Honolulu Museum of Art music programmer Brandon Apeles attended his first concert when he was five—his parents took him to see Earth Wind & Fire at Blaisdell Concert Hall. His father was a drummer who played with Screamin’ Jay Hawkins. “Our living room was a music room,” he says. From the age of 12 he was sneaking in the back doors of bars by carrying equipment for bands, and “basically building connections,” as well as learning how to play the bass. Then when he was in eighth grade, he saw the Eagles in concert.

“It was life changing,” says Apeles. “That’s when I realized I just wanted to make music my life.”

Fourteen years later, after many ups and downs, he has his first Nā Hōkū Hanohano Award under his belt.

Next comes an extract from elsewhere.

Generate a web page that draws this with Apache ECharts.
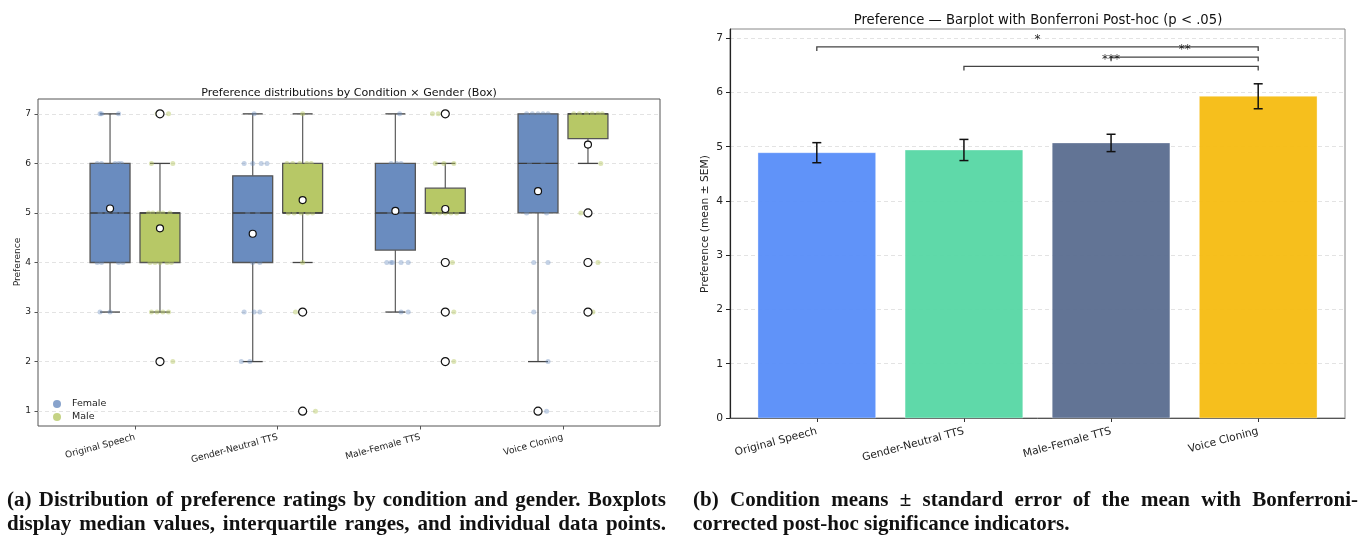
<!DOCTYPE html>
<html><head><meta charset="utf-8">
<script src="https://cdn.jsdelivr.net/npm/echarts@6/dist/echarts.min.js"></script>
<style>
html,body{margin:0;padding:0;background:#fff}
#wrap{position:relative;width:1364px;height:539px;overflow:hidden}
#c{position:absolute;left:0;top:0;width:1364px;height:539px}
.cap{position:absolute;font-family:"Liberation Serif","DejaVu Serif",serif;font-weight:bold;font-size:21px;color:#111;white-space:nowrap;line-height:24px}
.just{text-align:justify;text-align-last:justify}
</style>
</head><body><div id="wrap"><div id="c"></div>
<div class="cap just" style="left:7px;top:487px;width:659px">(a) Distribution of preference ratings by condition and gender. Boxplots</div>
<div class="cap just" style="left:7px;top:511px;width:659px">display median values, interquartile ranges, and individual data points.</div>
<div class="cap just" style="left:693px;top:487px;width:665px">(b) Condition means ± standard error of the mean with Bonferroni-</div>
<div class="cap" style="left:693px;top:511px">corrected post-hoc significance indicators.</div>
</div>
<script>
// ---------- data ----------
const categories = ['Original Speech', 'Gender-Neutral TTS', 'Male-Female TTS', 'Voice Cloning'];
const yTicksLeft = [1, 2, 3, 4, 5, 6, 7];
const yTicksRight = [0, 1, 2, 3, 4, 5, 6, 7];
// box stats: [lower whisker, Q1, median, Q3, upper whisker]
const femaleBox = [[3, 4, 5, 6, 7], [2, 4, 5, 5.75, 7], [3, 4.25, 5, 6, 7], [2, 5, 6, 7, 7]];
const maleBox = [[3, 4, 5, 5, 6], [4, 5, 5, 6, 7], [5, 5, 5, 5.5, 6], [6, 6.5, 7, 7, 7]];
const femaleMean = [5.09, 4.58, 5.04, 5.44];
const maleMean = [4.69, 5.26, 5.08, 6.38];
const femaleOutliers = [[], [], [], [1]];
const maleOutliers = [[7, 2], [3, 1], [7, 4, 3, 2], [5, 4, 3]];
// individual ratings: [value, horizontal jitter in category units]
const femaleStrip = [
  [[7,-0.07],[7,-0.06],[7,0.06],[6,-0.09],[6,-0.06],[6,0.035],[6,0.06],[6,0.08],[5,-0.07],[5,-0.02],[5,0.035],[5,0.08],[4,-0.06],[4,0.06],[4,-0.09],[4,0.09],[3,-0.07],[3,0]],
  [[7,0.01],[6,-0.06],[6,0],[6,0.06],[6,0.10],[5,-0.035],[5,0.035],[4,0],[4,0.05],[3,-0.06],[3,0.01],[3,0.05],[2,-0.08],[2,-0.02]],
  [[7,0.03],[6,-0.03],[6,0.01],[6,0.04],[5,-0.04],[5,0.04],[4,-0.06],[4,-0.03],[4,-0.02],[4,0.04],[4,0.09],[3,0.04],[3,0.09]],
  [[7,-0.08],[7,-0.04],[7,0],[7,0.035],[7,0.07],[6,-0.06],[6,0.035],[5,-0.08],[5,0.06],[4,-0.03],[4,0.07],[3,-0.03],[2,0.07],[1,0.06]]
];
const maleStrip = [
  [[7,-0.02],[7,0.06],[6,-0.06],[6,0.09],[5,-0.08],[5,-0.05],[5,-0.01],[5,0.02],[5,0.07],[4,-0.07],[4,-0.035],[4,0],[4,0.05],[4,0.08],[3,-0.06],[3,-0.02],[3,0.02],[3,0.06],[2,0.09]],
  [[7,0],[6,-0.11],[6,-0.07],[6,-0.02],[6,0.03],[6,0.06],[5,-0.10],[5,-0.06],[5,-0.01],[5,0.035],[5,0.07],[4,0],[3,-0.05],[1,0.09]],
  [[7,-0.09],[7,-0.05],[6,-0.07],[6,-0.01],[6,0.06],[5,-0.08],[5,-0.04],[5,0],[5,0.04],[5,0.08],[4,0.05],[3,0.06],[2,0.06]],
  [[7,-0.10],[7,-0.06],[7,-0.01],[7,0.03],[7,0.07],[7,0.10],[6,0.09],[5,-0.05],[4,0.01],[4,0.07],[3,0.035]]
];
// condition means and SEM
const condMean = [4.89, 4.94, 5.07, 5.93];
const condSem = [0.185, 0.195, 0.16, 0.23];
// significant pairs [from, to], labels and bracket heights
const sigPairs = [[0, 3], [2, 3], [1, 3]];
const sigLabels = ['*', '**', '***'];
const sigHeights = [6.84, 6.65, 6.48];

// ---------- styles ----------
const FONT = 'DejaVu Sans';
const FEMALE = '#6a8cbf', MALE = '#b7c866';
const FEMALE_A = 'rgba(106,140,191,0.5)', MALE_A = 'rgba(183,200,102,0.6)';
const BAR_COLORS = ['#5B8FF9', '#5AD8A6', '#5D7092', '#F6BD16'];
const DODGE = 0.175, BOX_W = 0.28, CAP_W = 0.14;

function boxSeries(stats, offset, color) {
  return {
    type: 'custom', xAxisIndex: 0, yAxisIndex: 0, z: 2,
    data: stats.map((s, i) => [i, s[0], s[1], s[2], s[3], s[4]]),
    renderItem(params, api) {
      const c = api.value(0) + offset;
      const lo = api.value(1), q1 = api.value(2), md = api.value(3), q3 = api.value(4), hi = api.value(5);
      const tl = api.coord([c - BOX_W / 2, q3]);
      const br = api.coord([c + BOX_W / 2, q1]);
      const mid = api.coord([c, md]);
      const pLo = api.coord([c, lo]), pHi = api.coord([c, hi]);
      const pq1 = api.coord([c, q1]), pq3 = api.coord([c, q3]);
      const capL = api.coord([c - CAP_W / 2, lo])[0], capR = api.coord([c + CAP_W / 2, lo])[0];
      const wl = { stroke: '#666', lineWidth: 1.3 };
      const children = [];
      if (hi > q3) {
        children.push({ type: 'line', shape: { x1: pHi[0], y1: pHi[1], x2: pq3[0], y2: pq3[1] }, style: wl });
        children.push({ type: 'line', shape: { x1: capL, y1: pHi[1], x2: capR, y2: pHi[1] }, style: { stroke: '#444', lineWidth: 1.3 } });
      }
      if (lo < q1) {
        children.push({ type: 'line', shape: { x1: pLo[0], y1: pLo[1], x2: pq1[0], y2: pq1[1] }, style: wl });
        children.push({ type: 'line', shape: { x1: capL, y1: pLo[1], x2: capR, y2: pLo[1] }, style: { stroke: '#444', lineWidth: 1.3 } });
      }
      children.push({ type: 'rect', shape: { x: tl[0], y: tl[1], width: br[0] - tl[0], height: br[1] - tl[1] },
        style: { fill: color, stroke: '#555', lineWidth: 1.3 } });
      children.push({ type: 'line', shape: { x1: tl[0], y1: mid[1], x2: br[0], y2: mid[1] }, style: { stroke: '#3a3a3a', lineWidth: 1.4 } });
      return { type: 'group', children };
    }
  };
}

function stripSeries(name, strips, offset, color) {
  const data = [];
  strips.forEach((arr, i) => arr.forEach(p => data.push([i + offset + p[1], p[0]])));
  return { name, type: 'scatter', xAxisIndex: 0, yAxisIndex: 0, z: 3, symbolSize: 5,
    itemStyle: { color }, data, silent: true };
}

function markerSeries(values, size) {
  return { type: 'scatter', xAxisIndex: 0, yAxisIndex: 0, z: 4, symbol: 'circle', symbolSize: size,
    itemStyle: { color: '#fff', borderColor: '#111', borderWidth: 1.2, opacity: 1 }, data: values, silent: true };
}

const femaleMeanPts = femaleMean.map((m, i) => [i - DODGE, m]);
const maleMeanPts = maleMean.map((m, i) => [i + DODGE, m]);
const outPts = [];
femaleOutliers.forEach((a, i) => a.forEach(v => outPts.push([i - DODGE, v])));
maleOutliers.forEach((a, i) => a.forEach(v => outPts.push([i + DODGE, v])));

const gridLine = { show: true, lineStyle: { color: '#dcdcdc', width: 0.8, type: [4, 3] } };

const option = {
  animation: false,
  textStyle: { fontFamily: FONT },
  title: [
    { text: 'Preference distributions by Condition × Gender (Box)', left: 344, top: 83, textAlign: 'center',
      textStyle: { fontFamily: FONT, fontSize: 11.1, fontWeight: 'normal', color: '#111' } },
    { text: 'Preference — Barplot with Bonferroni Post-hoc (p < .05)', left: 1033, top: 9, textAlign: 'center',
      textStyle: { fontFamily: FONT, fontSize: 13.2, fontWeight: 'normal', color: '#111' } }
  ],
  legend: {
    left: 48, top: 394, orient: 'vertical', itemGap: 3, itemWidth: 8, itemHeight: 8, icon: 'circle',
    textStyle: { fontFamily: FONT, fontSize: 9.5, color: '#222', padding: [0, 0, 0, 6] },
    data: [{ name: 'Female', itemStyle: { color: FEMALE } }, { name: 'Male', itemStyle: { color: MALE } }]
  },
  grid: [
    { left: 38, top: 99, width: 622, height: 327, show: true, borderColor: '#555', borderWidth: 1, containLabel: false },
    { left: 730, top: 29, width: 615, height: 389, show: true, borderColor: '#888', borderWidth: 1, containLabel: false }
  ],
  xAxis: [
    { type: 'value', gridIndex: 0, min: -0.68, max: 3.68,
      axisLine: { show: false, onZero: false }, splitLine: { show: false },
      axisTick: { show: true, customValues: [0, 1, 2, 3], length: 3.5, lineStyle: { color: '#555' } },
      axisLabel: { customValues: [0, 1, 2, 3], formatter: v => categories[Math.round(v)], rotate: 15, margin: 11,
        fontFamily: FONT, fontSize: 9.1, color: '#222' } },
    { type: 'value', gridIndex: 1, min: -0.59, max: 3.59,
      axisLine: { show: true, onZero: false, lineStyle: { color: '#555', width: 1 } }, splitLine: { show: false },
      axisTick: { show: true, customValues: [0, 1, 2, 3], length: 4, lineStyle: { color: '#333' } },
      axisLabel: { customValues: [0, 1, 2, 3], formatter: v => categories[Math.round(v)], rotate: 15, margin: 13,
        fontFamily: FONT, fontSize: 10.7, color: '#222' } }
  ],
  yAxis: [
    { type: 'value', gridIndex: 0, min: 0.7, max: 7.3,
      axisLine: { show: false, onZero: false },
      axisTick: { show: true, customValues: yTicksLeft, length: 3.5, lineStyle: { color: '#555' } },
      axisLabel: { customValues: yTicksLeft, margin: 7, fontFamily: FONT, fontSize: 9.1, color: '#222' },
      splitLine: gridLine },
    { type: 'value', gridIndex: 1, min: 0, max: 7.17,
      axisLine: { show: true, onZero: false, lineStyle: { color: '#222', width: 1.2 } },
      axisTick: { show: true, customValues: yTicksRight, length: 4, lineStyle: { color: '#222' } },
      axisLabel: { customValues: yTicksRight, margin: 7, fontFamily: FONT, fontSize: 10.7, color: '#222' },
      splitLine: gridLine }
  ],
  graphic: [
    { type: 'text', x: 18, y: 262, rotation: Math.PI / 2,
      style: { text: 'Preference', font: '9.1px "DejaVu Sans"', fill: '#222', align: 'center', verticalAlign: 'middle' } },
    { type: 'text', x: 705, y: 224, rotation: Math.PI / 2,
      style: { text: 'Preference (mean ± SEM)', font: '10.7px "DejaVu Sans"', fill: '#222', align: 'center', verticalAlign: 'middle' } }
  ],
  series: [
    boxSeries(femaleBox, -DODGE, FEMALE),
    boxSeries(maleBox, DODGE, MALE),
    stripSeries('Female', femaleStrip, -DODGE, FEMALE_A),
    stripSeries('Male', maleStrip, DODGE, MALE_A),
    markerSeries(outPts, 8),
    markerSeries(femaleMeanPts.concat(maleMeanPts), 7),
    // bars
    { type: 'custom', xAxisIndex: 1, yAxisIndex: 1, z: 2,
      data: condMean.map((m, i) => [i, m]),
      renderItem(params, api) {
        const i = api.value(0), m = api.value(1);
        const tl = api.coord([i - 0.4, m]), br = api.coord([i + 0.4, 0]);
        return { type: 'rect', shape: { x: tl[0], y: tl[1], width: br[0] - tl[0], height: br[1] - tl[1] },
          style: { fill: BAR_COLORS[params.dataIndex], opacity: 0.97, stroke: 'rgba(255,255,255,0.35)', lineWidth: 1 } };
      } },
    // error bars
    { type: 'custom', xAxisIndex: 1, yAxisIndex: 1, z: 3,
      data: condMean.map((m, i) => [i, m, condSem[i]]),
      renderItem(params, api) {
        const i = api.value(0), m = api.value(1), s = api.value(2);
        const top = api.coord([i, m + s]), bot = api.coord([i, m - s]);
        const cw = 4.5;
        const st = { stroke: '#111', lineWidth: 1.5 };
        return { type: 'group', children: [
          { type: 'line', shape: { x1: top[0], y1: top[1], x2: bot[0], y2: bot[1] }, style: st },
          { type: 'line', shape: { x1: top[0] - cw, y1: top[1], x2: top[0] + cw, y2: top[1] }, style: st },
          { type: 'line', shape: { x1: bot[0] - cw, y1: bot[1], x2: bot[0] + cw, y2: bot[1] }, style: st }
        ] };
      } },
    // significance brackets
    { type: 'custom', xAxisIndex: 1, yAxisIndex: 1, z: 4,
      data: sigPairs.map((p, k) => [p[0], p[1], sigHeights[k]]),
      renderItem(params, api) {
        const a = api.value(0), b = api.value(1), h = api.value(2);
        const pa = api.coord([a, h]), pb = api.coord([b, h]);
        const drop = 4;
        return { type: 'group', children: [
          { type: 'polyline', shape: { points: [[pa[0], pa[1] + drop], [pa[0], pa[1]], [pb[0], pb[1]], [pb[0], pb[1] + drop]] },
            style: { stroke: '#444', lineWidth: 1.3, fill: null } },
          { type: 'text', x: (pa[0] + pb[0]) / 2, y: pa[1] - 1,
            style: { text: sigLabels[params.dataIndex], font: '12px "DejaVu Sans"', fill: '#222', align: 'center', verticalAlign: 'bottom' } }
        ] };
      } }
  ]
};

const chart = echarts.init(document.getElementById('c'), null, { renderer: 'canvas' });
chart.setOption(option);
</script></body></html>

He was at the May 24 ceremony at the Hawai‘i Convention Center, as part of the group The Akira Project, to receive the award for Hip Hop Album of the Year. (He’s pictured above, far right, with his project mates at the awards.)

“I still don’t believe it,” says the soft-spoken four-time nominee. “It’s weird…especially the support we’re getting from the big names in the Hawaiian music scene. For example, Mark Yamanaka, who won like every award this year, said it was an honor to be able to be the first to congratulate me.”

Life in the local music biz isn’t easy. When he was just 18, Apeles worked as Guy Cruz’s manager (“I couldn’t even get in the clubs he was playing!”) then he promoted for Fiji for a year, “then every once in a while I’d give up and work at T-mobile and be miserable.” Then in 2008, a recommendation led to him a stint as bass player for Anuhea for a year, which led to a milestone 2010, when he met key players in the music scene, such as Sabrina and Sing the Body. It is also the year his mother passed away. “That’s when I committed myself to music, because that’s what she wanted me to do.”

Apeles joined the museum a year ago. In that time he introduced the Music of Hawai‘i Series, pushing the boundaries of the definition of Hawaiian music, and now brings in internationally known names for his new Out of the Box series, which kicked off last fall with a sold-out Reggie Watts show, and continues with Lisa Loeb on July 10.

It’s something Apeles has wanted to do for a long time. “I came to the Doris Duke Theatre in the late ’90s to see a jazz concert, and ever since I’ve wanted to do a show here. I love this spot, it’s special because it’s so intimate, and I hate people talking at shows. I gave up doing shows at bars, because there’s no respect for the music. The theater is a place where people come to listen.”

Apeles has long had a wish list of performers he wants to bring to Hawai‘i, but previously didn’t have the right venue available. “A lot of these people coming to the Doris Duke Theatre this summer I have been talking to for years,” explains Apeles.

Which summer show is he most looking forward to? “For nostalgic reasons, I’d have to say Bill Champlin. Ever since I was five I’ve loved Chicago. Oh, and Benny Rietveld—did you know he played with Miles Davis? And…”

He’s a Na Hoku Hanohano Award winner and integral part of the Hawai‘i music scene—but hasn’t lost his sense of wonder as a music fan. And it’s not easy for a hardcore music fan to pick a favorite.